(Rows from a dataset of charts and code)
* * *

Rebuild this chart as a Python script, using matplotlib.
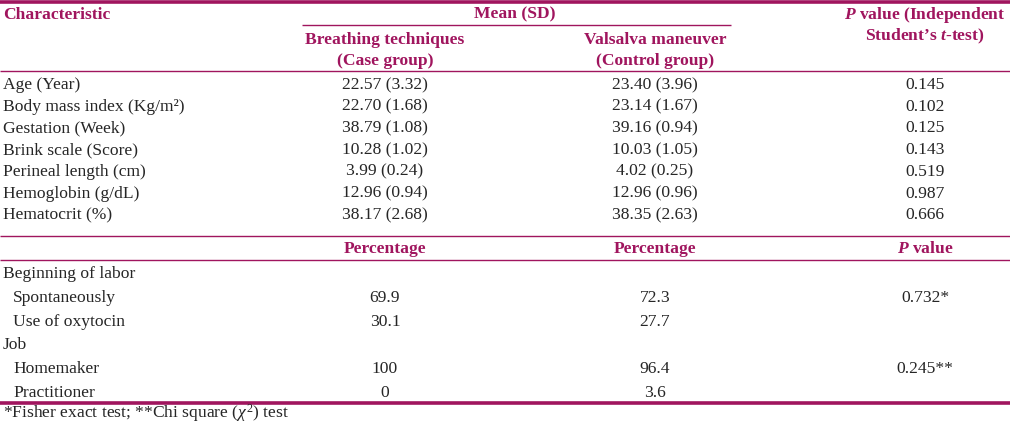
import matplotlib
matplotlib.use("Agg")
import matplotlib.pyplot as plt

plt.rcParams['font.family'] = ['Liberation Serif', 'DejaVu Serif']
plt.rcParams['mathtext.fontset'] = 'custom'
plt.rcParams['mathtext.rm'] = 'Liberation Serif'
plt.rcParams['mathtext.it'] = 'Liberation Serif:italic'
plt.rcParams['mathtext.bf'] = 'Liberation Serif:bold'
plt.rcParams['mathtext.bfit'] = 'Liberation Serif:italic:bold'

# data
mean_labels = ["Age (Year)", "Body mass index (Kg/m²)", "Gestation (Week)",
               "Brink scale (Score)", "Perineal length (cm)",
               "Hemoglobin (g/dL)", "Hematocrit (%)"]
case_mean = ["22.57 (3.32)", "22.70 (1.68)", "38.79 (1.08)", "10.28 (1.02)",
             "3.99 (0.24)", "12.96 (0.94)", "38.17 (2.68)"]
control_mean = ["23.40 (3.96)", "23.14 (1.67)", "39.16 (0.94)", "10.03 (1.05)",
                "4.02 (0.25)", "12.96 (0.96)", "38.35 (2.63)"]
p_ttest = ["0.145", "0.102", "0.125", "0.143", "0.519", "0.987", "0.666"]

pct_labels = ["Beginning of labor", "Spontaneously", "Use of oxytocin",
              "Job", "Homemaker", "Practitioner"]
pct_indent = [False, True, True, False, True, True]
case_pct = ["", "69.9", "30.1", "", "100", "0"]
control_pct = ["", "72.3", "27.7", "", "96.4", "3.6"]
p_pct = ["", "0.732*", "", "", "0.245**", ""]

footnote = r"*Fisher exact test; **Chi square ($\chi^2$) test"

LINE = '#a0155e'
HEAD = '#a0155e'
BODY = '#262626'
FS = 12.6

fig = plt.figure(figsize=(10.1, 4.25), dpi=100)
ax = fig.add_axes([0, 0, 1, 1])
ax.set_xlim(0, 1010)
ax.set_ylim(425, 0)
ax.axis('off')

x_lab, x_ind = 3, 13
x_c1, x_c2, x_p = 385, 655, 925

# rules
ax.hlines(1.5, 0, 1010, color=LINE, lw=2.6)
ax.hlines(25, 302, 731, color=LINE, lw=1.0)
ax.hlines(70.5, 0, 1010, color=LINE, lw=1.0)
ax.hlines(236, 0, 1010, color=LINE, lw=1.0)
ax.hlines(260, 0, 1010, color=LINE, lw=1.0)
ax.hlines(403, 0, 1010, color=LINE, lw=2.6)

hd = dict(color=HEAD, fontsize=FS, fontweight='bold', va='baseline')
ax.text(x_lab, 18.5, "Characteristic", ha='left', **hd)
ax.text(515, 18.5, "Mean (SD)", ha='center', **hd)
ax.text(x_c1, 43.5, "Breathing techniques", ha='center', **hd)
ax.text(x_c1, 64.5, "(Case group)", ha='center', **hd)
ax.text(x_c2, 43.5, "Valsalva maneuver", ha='center', **hd)
ax.text(x_c2, 64.5, "(Control group)", ha='center', **hd)
ax.text(x_p, 18.5, r"$\mathbfit{P}$ value (Independent", ha='center', **hd)
ax.text(x_p, 40, r"Student’s $\mathbfit{t}$-test)", ha='center', **hd)

bd = dict(color=BODY, fontsize=FS, va='baseline')
y0, dy = 89, 21.7
for i in range(len(mean_labels)):
    y = y0 + i * dy
    ax.text(x_lab, y, mean_labels[i], ha='left', **bd)
    ax.text(x_c1, y, case_mean[i], ha='center', **bd)
    ax.text(x_c2, y, control_mean[i], ha='center', **bd)
    ax.text(x_p, y, p_ttest[i], ha='center', **bd)

ax.text(x_c1, 253, "Percentage", ha='center', **hd)
ax.text(x_c2, 253, "Percentage", ha='center', **hd)
ax.text(x_p, 253, r"$\mathbfit{P}$ value", ha='center', **hd)

y0, dy = 278, 23.8
for i in range(len(pct_labels)):
    y = y0 + i * dy
    ax.text(x_ind if pct_indent[i] else x_lab, y, pct_labels[i], ha='left', **bd)
    ax.text(x_c1, y, case_pct[i], ha='center', **bd)
    ax.text(x_c2, y, control_pct[i], ha='center', **bd)
    ax.text(x_p, y, p_pct[i], ha='center', **bd)

ax.text(x_lab, 418, footnote, ha='left', **bd)

fig.savefig('out.png', dpi=100, facecolor='white')
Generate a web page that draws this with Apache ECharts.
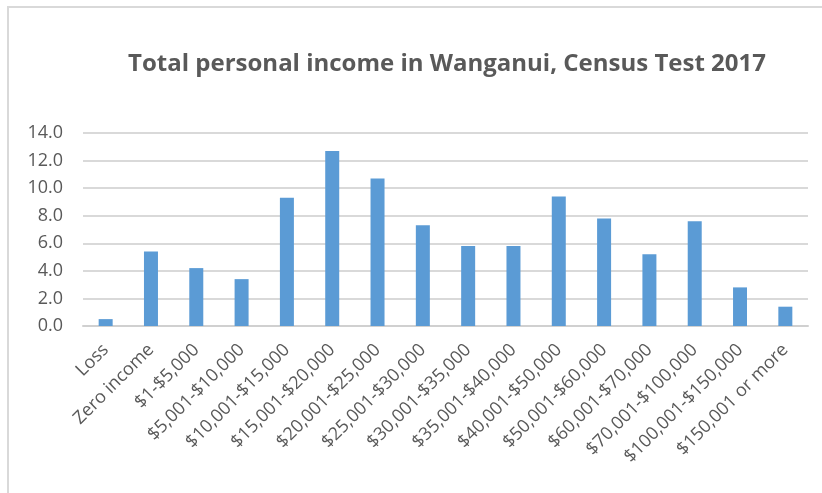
<!DOCTYPE html>
<html>
<head>
<meta charset="utf-8">
<script src="https://cdn.jsdelivr.net/npm/echarts@6/dist/echarts.min.js"></script>
<style>html,body{margin:0;padding:0;background:#fff}#c{width:822px;height:493px}</style>
</head>
<body>
<div id="c"></div>
<script>
const categories = ["Loss","Zero income","$1-$5,000","$5,001-$10,000","$10,001-$15,000","$15,001-$20,000","$20,001-$25,000","$25,001-$30,000","$30,001-$35,000","$35,001-$40,000","$40,001-$50,000","$50,001-$60,000","$60,001-$70,000","$70,001-$100,000","$100,001-$150,000","$150,001 or more"];
const values = [0.5, 5.4, 4.2, 3.4, 9.3, 12.7, 10.7, 7.3, 5.8, 5.8, 9.4, 7.8, 5.2, 7.6, 2.8, 1.4];
const titleText = "Total personal income in Wanganui, Census Test 2017";

const chart = echarts.init(document.getElementById('c'));
chart.setOption({
  animation: false,
  graphic: [{
    type: 'rect', left: 7, top: 6, z: -1,
    shape: { width: 830, height: 500 },
    style: { fill: '#fff', stroke: '#d9d9d9', lineWidth: 2 }
  }],
  title: {
    text: titleText, left: 442, top: 47, textAlign: 'center',
    textStyle: { fontFamily: 'Open Sans', fontWeight: 'bold', fontSize: 24, color: '#595959' }
  },
  grid: { left: 83, right: 14, top: 133, bottom: 167 },
  xAxis: {
    type: 'category', data: categories,
    axisLine: { lineStyle: { color: '#d0d0d0', width: 2 } },
    axisTick: { show: false },
    axisLabel: { rotate: 45, interval: 0, fontFamily: 'Open Sans', fontSize: 18, color: '#595959', margin: 21 }
  },
  yAxis: {
    type: 'value', min: 0, max: 14, interval: 2,
    axisLine: { show: false }, axisTick: { show: false },
    splitLine: { lineStyle: { color: '#d9d9d9', width: 2 } },
    axisLabel: { formatter: v => v.toFixed(1), fontFamily: 'Open Sans', fontSize: 18, color: '#595959', margin: 20 }
  },
  series: [{
    type: 'bar', data: values, barWidth: 14,
    itemStyle: { color: '#5b9bd5' }
  }]
});
</script>
</body>
</html>
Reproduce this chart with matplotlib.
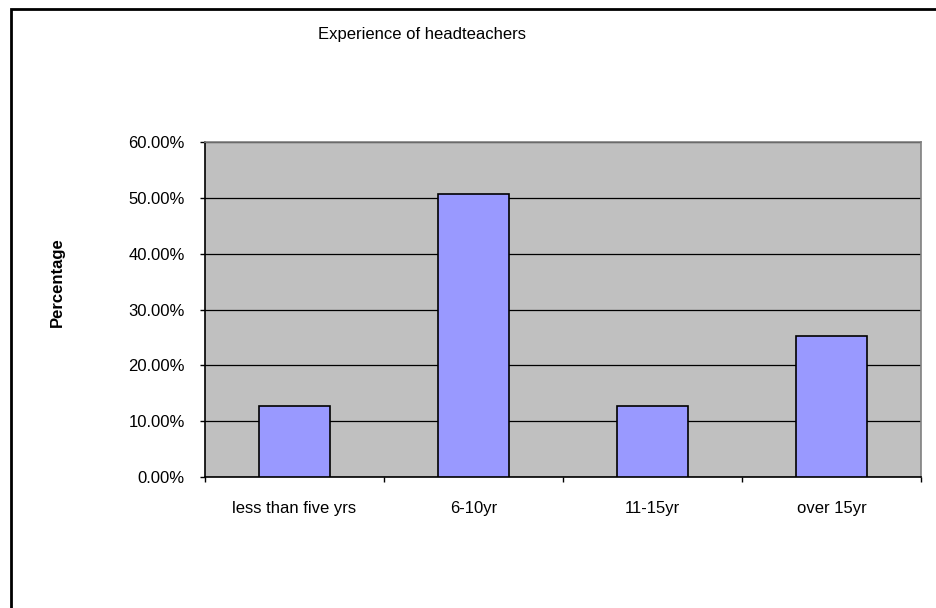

* * *

Return every line of the records exactly as given, pictures excluded.

Rebuild this chart as a Python script, using matplotlib.
import matplotlib
matplotlib.use("Agg")
import matplotlib.pyplot as plt

plt.rcParams['font.family'] = ['Liberation Serif', 'DejaVu Serif']
plt.rcParams['mathtext.fontset'] = 'custom'
plt.rcParams['mathtext.rm'] = 'Liberation Serif'
plt.rcParams['mathtext.it'] = 'Liberation Serif:italic'
plt.rcParams['mathtext.bf'] = 'Liberation Serif:bold'
plt.rcParams['mathtext.bfit'] = 'Liberation Serif:italic:bold'

# data
mean_labels = ["Age (Year)", "Body mass index (Kg/m²)", "Gestation (Week)",
               "Brink scale (Score)", "Perineal length (cm)",
               "Hemoglobin (g/dL)", "Hematocrit (%)"]
case_mean = ["22.57 (3.32)", "22.70 (1.68)", "38.79 (1.08)", "10.28 (1.02)",
             "3.99 (0.24)", "12.96 (0.94)", "38.17 (2.68)"]
control_mean = ["23.40 (3.96)", "23.14 (1.67)", "39.16 (0.94)", "10.03 (1.05)",
                "4.02 (0.25)", "12.96 (0.96)", "38.35 (2.63)"]
p_ttest = ["0.145", "0.102", "0.125", "0.143", "0.519", "0.987", "0.666"]

pct_labels = ["Beginning of labor", "Spontaneously", "Use of oxytocin",
              "Job", "Homemaker", "Practitioner"]
pct_indent = [False, True, True, False, True, True]
case_pct = ["", "69.9", "30.1", "", "100", "0"]
control_pct = ["", "72.3", "27.7", "", "96.4", "3.6"]
p_pct = ["", "0.732*", "", "", "0.245**", ""]

footnote = r"*Fisher exact test; **Chi square ($\chi^2$) test"

LINE = '#a0155e'
HEAD = '#a0155e'
BODY = '#262626'
FS = 12.6

fig = plt.figure(figsize=(10.1, 4.25), dpi=100)
ax = fig.add_axes([0, 0, 1, 1])
ax.set_xlim(0, 1010)
ax.set_ylim(425, 0)
ax.axis('off')

x_lab, x_ind = 3, 13
x_c1, x_c2, x_p = 385, 655, 925

# rules
ax.hlines(1.5, 0, 1010, color=LINE, lw=2.6)
ax.hlines(25, 302, 731, color=LINE, lw=1.0)
ax.hlines(70.5, 0, 1010, color=LINE, lw=1.0)
ax.hlines(236, 0, 1010, color=LINE, lw=1.0)
ax.hlines(260, 0, 1010, color=LINE, lw=1.0)
ax.hlines(403, 0, 1010, color=LINE, lw=2.6)

hd = dict(color=HEAD, fontsize=FS, fontweight='bold', va='baseline')
ax.text(x_lab, 18.5, "Characteristic", ha='left', **hd)
ax.text(515, 18.5, "Mean (SD)", ha='center', **hd)
ax.text(x_c1, 43.5, "Breathing techniques", ha='center', **hd)
ax.text(x_c1, 64.5, "(Case group)", ha='center', **hd)
ax.text(x_c2, 43.5, "Valsalva maneuver", ha='center', **hd)
ax.text(x_c2, 64.5, "(Control group)", ha='center', **hd)
ax.text(x_p, 18.5, r"$\mathbfit{P}$ value (Independent", ha='center', **hd)
ax.text(x_p, 40, r"Student’s $\mathbfit{t}$-test)", ha='center', **hd)

bd = dict(color=BODY, fontsize=FS, va='baseline')
y0, dy = 89, 21.7
for i in range(len(mean_labels)):
    y = y0 + i * dy
    ax.text(x_lab, y, mean_labels[i], ha='left', **bd)
    ax.text(x_c1, y, case_mean[i], ha='center', **bd)
    ax.text(x_c2, y, control_mean[i], ha='center', **bd)
    ax.text(x_p, y, p_ttest[i], ha='center', **bd)

ax.text(x_c1, 253, "Percentage", ha='center', **hd)
ax.text(x_c2, 253, "Percentage", ha='center', **hd)
ax.text(x_p, 253, r"$\mathbfit{P}$ value", ha='center', **hd)

y0, dy = 278, 23.8
for i in range(len(pct_labels)):
    y = y0 + i * dy
    ax.text(x_ind if pct_indent[i] else x_lab, y, pct_labels[i], ha='left', **bd)
    ax.text(x_c1, y, case_pct[i], ha='center', **bd)
    ax.text(x_c2, y, control_pct[i], ha='center', **bd)
    ax.text(x_p, y, p_pct[i], ha='center', **bd)

ax.text(x_lab, 418, footnote, ha='left', **bd)

fig.savefig('out.png', dpi=100, facecolor='white')
Generate a web page that draws this with Apache ECharts.
<!DOCTYPE html>
<html>
<head>
<meta charset="utf-8">
<script src="https://cdn.jsdelivr.net/npm/echarts@6/dist/echarts.min.js"></script>
<style>html,body{margin:0;padding:0;background:#fff}#c{width:822px;height:493px}</style>
</head>
<body>
<div id="c"></div>
<script>
const categories = ["Loss","Zero income","$1-$5,000","$5,001-$10,000","$10,001-$15,000","$15,001-$20,000","$20,001-$25,000","$25,001-$30,000","$30,001-$35,000","$35,001-$40,000","$40,001-$50,000","$50,001-$60,000","$60,001-$70,000","$70,001-$100,000","$100,001-$150,000","$150,001 or more"];
const values = [0.5, 5.4, 4.2, 3.4, 9.3, 12.7, 10.7, 7.3, 5.8, 5.8, 9.4, 7.8, 5.2, 7.6, 2.8, 1.4];
const titleText = "Total personal income in Wanganui, Census Test 2017";

const chart = echarts.init(document.getElementById('c'));
chart.setOption({
  animation: false,
  graphic: [{
    type: 'rect', left: 7, top: 6, z: -1,
    shape: { width: 830, height: 500 },
    style: { fill: '#fff', stroke: '#d9d9d9', lineWidth: 2 }
  }],
  title: {
    text: titleText, left: 442, top: 47, textAlign: 'center',
    textStyle: { fontFamily: 'Open Sans', fontWeight: 'bold', fontSize: 24, color: '#595959' }
  },
  grid: { left: 83, right: 14, top: 133, bottom: 167 },
  xAxis: {
    type: 'category', data: categories,
    axisLine: { lineStyle: { color: '#d0d0d0', width: 2 } },
    axisTick: { show: false },
    axisLabel: { rotate: 45, interval: 0, fontFamily: 'Open Sans', fontSize: 18, color: '#595959', margin: 21 }
  },
  yAxis: {
    type: 'value', min: 0, max: 14, interval: 2,
    axisLine: { show: false }, axisTick: { show: false },
    splitLine: { lineStyle: { color: '#d9d9d9', width: 2 } },
    axisLabel: { formatter: v => v.toFixed(1), fontFamily: 'Open Sans', fontSize: 18, color: '#595959', margin: 20 }
  },
  series: [{
    type: 'bar', data: values, barWidth: 14,
    itemStyle: { color: '#5b9bd5' }
  }]
});
</script>
</body>
</html>
Reproduce this chart with matplotlib.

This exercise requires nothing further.